There are some problems that arise with this approach, however. The 80-minute running time feels strangely long for such a brief film. The story functions like a play and works in that framework, yet it also leads to some tedious moments. The middle segment drags and gets sidetracked by an uninteresting romantic subplot with David’s buddy Kenneth (Douglas Dick) and girlfriend Janet (Joan Chandler). When viewed today, we’re also focusing more on Hitchcock’s tactics than the actual plot. This isn’t his fault, but it makes for a much different experience than audiences had during the original screenings. The film’s experimental reputation makes it difficult to view it from any other perspective.

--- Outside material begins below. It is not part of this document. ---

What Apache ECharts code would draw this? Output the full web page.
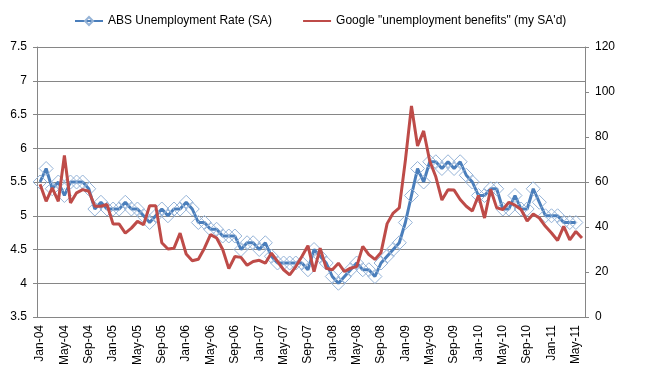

There’s still plenty to like about Rope, which gets unfairly labeled as a failed experiment. Several performances are excellent, particularly John Dall (Gun Crazy) as the arrogant Brandon. He leaps into the over-the-top role and makes him a believably deranged guy. It’s a theatrical performance that may turn off some viewers, but it works for the material. Stewart is also excellent as the shrewd guy who quickly recognizes something is amiss. Rupert doesn’t fathom the depths of their devilish act but has a curious hunch. Stewart feels he was miscast for the part, and the studio pushed for Cary Grant. I disagree and think he’s the right choice because he conveys smarts with just a glance. You can see the gears churning in his head during each successive misstep from Brandon and Philip. Less successful is Farley Granger (Strangers on a Train), who has the thankless role of playing the weaker part of the duo. He tries his best with the limited role, but we never care about his moral quandaries. The rest of the supporting cast is capable but mostly exist to set up the conflict between Rupert and the killers.
Looking beyond the basic style, Hitchcock finds clever ways to arrange the characters within the frame. He sets up groups in a triangle to convey their thematic relationships. The most prominent example is Rupert standing between Brandon and Phillip while he tries to discover the truth. During the final scene, they hover closely around him and enhance the claustrophobic feeling. While it might seem like Brandon and Phillip are in control, Rupert knows what he’s doing. Hitchcock also uses the triangle set-up to show the ways Brandon tries to manipulate the party guests. He’s like a conductor managing an orchestra, but there’s one player who keeps deviating from the sheet music. When you combine the inventive set-ups of the frame with the capable technical expertise, it makes for a compelling movie. Rope falls short of Hitchcock’s best work but remains must-see viewing for movie fans delving into the master’s deeper cuts.